Word for word, copy all the data and drop the pictures.

# Start of INFORMATION PROVIDED

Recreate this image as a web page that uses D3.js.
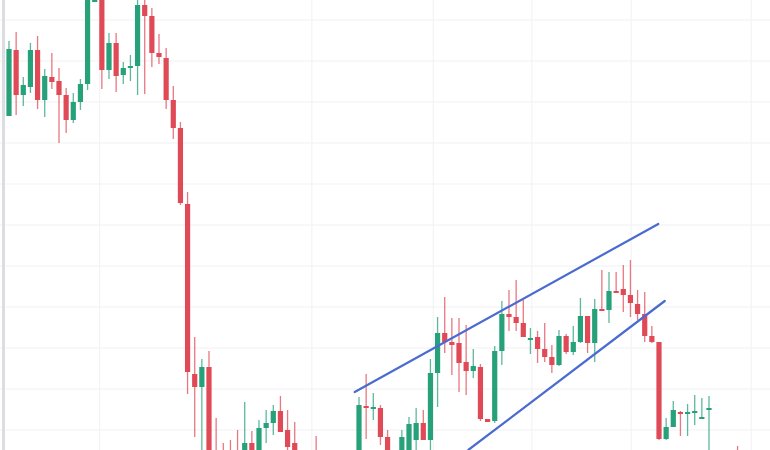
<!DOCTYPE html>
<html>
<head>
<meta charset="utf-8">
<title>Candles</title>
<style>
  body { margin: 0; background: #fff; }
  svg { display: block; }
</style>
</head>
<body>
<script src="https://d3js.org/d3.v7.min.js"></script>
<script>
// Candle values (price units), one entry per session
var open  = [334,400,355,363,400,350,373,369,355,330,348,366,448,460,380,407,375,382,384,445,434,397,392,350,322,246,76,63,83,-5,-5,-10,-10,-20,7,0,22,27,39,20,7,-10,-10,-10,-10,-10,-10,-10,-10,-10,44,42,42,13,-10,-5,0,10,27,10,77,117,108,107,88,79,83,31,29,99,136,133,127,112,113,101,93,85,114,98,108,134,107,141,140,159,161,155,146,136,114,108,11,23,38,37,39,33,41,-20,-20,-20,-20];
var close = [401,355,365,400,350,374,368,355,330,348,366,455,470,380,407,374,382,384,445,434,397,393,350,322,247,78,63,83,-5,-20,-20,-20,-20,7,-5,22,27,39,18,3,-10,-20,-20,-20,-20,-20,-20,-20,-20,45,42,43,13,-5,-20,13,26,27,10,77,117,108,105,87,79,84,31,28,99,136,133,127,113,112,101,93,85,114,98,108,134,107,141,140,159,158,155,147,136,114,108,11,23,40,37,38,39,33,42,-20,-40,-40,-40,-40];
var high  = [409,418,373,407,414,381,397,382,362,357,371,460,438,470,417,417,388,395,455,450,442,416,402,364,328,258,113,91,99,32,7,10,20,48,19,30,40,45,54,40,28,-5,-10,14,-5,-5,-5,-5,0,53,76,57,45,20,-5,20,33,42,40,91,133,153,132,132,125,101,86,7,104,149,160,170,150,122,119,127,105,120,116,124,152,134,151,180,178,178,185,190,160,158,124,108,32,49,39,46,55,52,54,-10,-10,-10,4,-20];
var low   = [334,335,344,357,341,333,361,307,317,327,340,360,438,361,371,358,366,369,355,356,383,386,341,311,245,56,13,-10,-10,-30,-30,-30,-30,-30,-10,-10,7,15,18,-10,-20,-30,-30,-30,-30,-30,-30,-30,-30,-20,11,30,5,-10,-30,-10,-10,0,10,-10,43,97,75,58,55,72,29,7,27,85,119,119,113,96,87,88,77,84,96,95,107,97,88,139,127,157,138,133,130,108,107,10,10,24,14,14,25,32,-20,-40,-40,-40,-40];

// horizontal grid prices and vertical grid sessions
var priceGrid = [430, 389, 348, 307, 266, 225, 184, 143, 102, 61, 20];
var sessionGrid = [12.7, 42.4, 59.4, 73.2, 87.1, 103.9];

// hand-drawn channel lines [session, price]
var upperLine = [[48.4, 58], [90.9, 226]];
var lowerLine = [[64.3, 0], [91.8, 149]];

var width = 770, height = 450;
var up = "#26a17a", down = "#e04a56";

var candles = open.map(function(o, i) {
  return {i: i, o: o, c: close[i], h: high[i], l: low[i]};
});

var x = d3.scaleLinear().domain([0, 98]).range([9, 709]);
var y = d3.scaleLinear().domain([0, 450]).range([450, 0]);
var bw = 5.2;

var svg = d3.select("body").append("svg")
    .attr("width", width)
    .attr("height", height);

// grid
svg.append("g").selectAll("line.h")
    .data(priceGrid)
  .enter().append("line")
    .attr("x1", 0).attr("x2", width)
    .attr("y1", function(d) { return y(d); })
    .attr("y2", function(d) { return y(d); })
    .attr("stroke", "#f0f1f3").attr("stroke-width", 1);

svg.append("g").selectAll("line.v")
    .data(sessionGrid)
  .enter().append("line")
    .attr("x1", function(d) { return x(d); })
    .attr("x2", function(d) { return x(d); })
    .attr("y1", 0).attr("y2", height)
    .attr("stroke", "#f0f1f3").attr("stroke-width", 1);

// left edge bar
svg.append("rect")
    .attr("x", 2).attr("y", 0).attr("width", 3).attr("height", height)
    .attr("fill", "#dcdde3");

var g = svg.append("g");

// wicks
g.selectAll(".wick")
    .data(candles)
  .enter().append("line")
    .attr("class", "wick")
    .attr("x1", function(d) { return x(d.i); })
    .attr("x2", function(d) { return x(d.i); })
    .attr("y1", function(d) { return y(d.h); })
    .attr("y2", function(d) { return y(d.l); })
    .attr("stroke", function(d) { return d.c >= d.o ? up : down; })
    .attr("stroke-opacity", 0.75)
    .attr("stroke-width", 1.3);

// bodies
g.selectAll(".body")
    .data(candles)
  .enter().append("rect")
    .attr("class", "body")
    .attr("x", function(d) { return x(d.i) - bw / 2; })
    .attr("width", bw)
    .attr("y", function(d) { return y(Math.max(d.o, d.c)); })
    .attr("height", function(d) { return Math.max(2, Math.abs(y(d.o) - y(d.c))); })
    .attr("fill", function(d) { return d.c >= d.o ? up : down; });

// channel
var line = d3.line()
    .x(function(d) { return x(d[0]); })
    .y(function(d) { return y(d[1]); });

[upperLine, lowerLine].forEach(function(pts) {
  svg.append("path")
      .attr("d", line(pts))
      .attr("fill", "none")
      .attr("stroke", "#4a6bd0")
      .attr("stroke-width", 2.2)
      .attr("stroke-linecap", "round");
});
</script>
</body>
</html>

# End of INFORMATION PROVIDED

SOLUTION FOR THIS TASK
Recreate this image as a web page that uses D3.js.
<!DOCTYPE html>
<html>
<head>
<meta charset="utf-8">
<title>Candles</title>
<style>
  body { margin: 0; background: #fff; }
  svg { display: block; }
</style>
</head>
<body>
<script src="https://d3js.org/d3.v7.min.js"></script>
<script>
// Candle values (price units), one entry per session
var open  = [334,400,355,363,400,350,373,369,355,330,348,366,448,460,380,407,375,382,384,445,434,397,392,350,322,246,76,63,83,-5,-5,-10,-10,-20,7,0,22,27,39,20,7,-10,-10,-10,-10,-10,-10,-10,-10,-10,44,42,42,13,-10,-5,0,10,27,10,77,117,108,107,88,79,83,31,29,99,136,133,127,112,113,101,93,85,114,98,108,134,107,141,140,159,161,155,146,136,114,108,11,23,38,37,39,33,41,-20,-20,-20,-20];
var close = [401,355,365,400,350,374,368,355,330,348,366,455,470,380,407,374,382,384,445,434,397,393,350,322,247,78,63,83,-5,-20,-20,-20,-20,7,-5,22,27,39,18,3,-10,-20,-20,-20,-20,-20,-20,-20,-20,45,42,43,13,-5,-20,13,26,27,10,77,117,108,105,87,79,84,31,28,99,136,133,127,113,112,101,93,85,114,98,108,134,107,141,140,159,158,155,147,136,114,108,11,23,40,37,38,39,33,42,-20,-40,-40,-40,-40];
var high  = [409,418,373,407,414,381,397,382,362,357,371,460,438,470,417,417,388,395,455,450,442,416,402,364,328,258,113,91,99,32,7,10,20,48,19,30,40,45,54,40,28,-5,-10,14,-5,-5,-5,-5,0,53,76,57,45,20,-5,20,33,42,40,91,133,153,132,132,125,101,86,7,104,149,160,170,150,122,119,127,105,120,116,124,152,134,151,180,178,178,185,190,160,158,124,108,32,49,39,46,55,52,54,-10,-10,-10,4,-20];
var low   = [334,335,344,357,341,333,361,307,317,327,340,360,438,361,371,358,366,369,355,356,383,386,341,311,245,56,13,-10,-10,-30,-30,-30,-30,-30,-10,-10,7,15,18,-10,-20,-30,-30,-30,-30,-30,-30,-30,-30,-20,11,30,5,-10,-30,-10,-10,0,10,-10,43,97,75,58,55,72,29,7,27,85,119,119,113,96,87,88,77,84,96,95,107,97,88,139,127,157,138,133,130,108,107,10,10,24,14,14,25,32,-20,-40,-40,-40,-40];

// horizontal grid prices and vertical grid sessions
var priceGrid = [430, 389, 348, 307, 266, 225, 184, 143, 102, 61, 20];
var sessionGrid = [12.7, 42.4, 59.4, 73.2, 87.1, 103.9];

// hand-drawn channel lines [session, price]
var upperLine = [[48.4, 58], [90.9, 226]];
var lowerLine = [[64.3, 0], [91.8, 149]];

var width = 770, height = 450;
var up = "#26a17a", down = "#e04a56";

var candles = open.map(function(o, i) {
  return {i: i, o: o, c: close[i], h: high[i], l: low[i]};
});

var x = d3.scaleLinear().domain([0, 98]).range([9, 709]);
var y = d3.scaleLinear().domain([0, 450]).range([450, 0]);
var bw = 5.2;

var svg = d3.select("body").append("svg")
    .attr("width", width)
    .attr("height", height);

// grid
svg.append("g").selectAll("line.h")
    .data(priceGrid)
  .enter().append("line")
    .attr("x1", 0).attr("x2", width)
    .attr("y1", function(d) { return y(d); })
    .attr("y2", function(d) { return y(d); })
    .attr("stroke", "#f0f1f3").attr("stroke-width", 1);

svg.append("g").selectAll("line.v")
    .data(sessionGrid)
  .enter().append("line")
    .attr("x1", function(d) { return x(d); })
    .attr("x2", function(d) { return x(d); })
    .attr("y1", 0).attr("y2", height)
    .attr("stroke", "#f0f1f3").attr("stroke-width", 1);

// left edge bar
svg.append("rect")
    .attr("x", 2).attr("y", 0).attr("width", 3).attr("height", height)
    .attr("fill", "#dcdde3");

var g = svg.append("g");

// wicks
g.selectAll(".wick")
    .data(candles)
  .enter().append("line")
    .attr("class", "wick")
    .attr("x1", function(d) { return x(d.i); })
    .attr("x2", function(d) { return x(d.i); })
    .attr("y1", function(d) { return y(d.h); })
    .attr("y2", function(d) { return y(d.l); })
    .attr("stroke", function(d) { return d.c >= d.o ? up : down; })
    .attr("stroke-opacity", 0.75)
    .attr("stroke-width", 1.3);

// bodies
g.selectAll(".body")
    .data(candles)
  .enter().append("rect")
    .attr("class", "body")
    .attr("x", function(d) { return x(d.i) - bw / 2; })
    .attr("width", bw)
    .attr("y", function(d) { return y(Math.max(d.o, d.c)); })
    .attr("height", function(d) { return Math.max(2, Math.abs(y(d.o) - y(d.c))); })
    .attr("fill", function(d) { return d.c >= d.o ? up : down; });

// channel
var line = d3.line()
    .x(function(d) { return x(d[0]); })
    .y(function(d) { return y(d[1]); });

[upperLine, lowerLine].forEach(function(pts) {
  svg.append("path")
      .attr("d", line(pts))
      .attr("fill", "none")
      .attr("stroke", "#4a6bd0")
      .attr("stroke-width", 2.2)
      .attr("stroke-linecap", "round");
});
</script>
</body>
</html>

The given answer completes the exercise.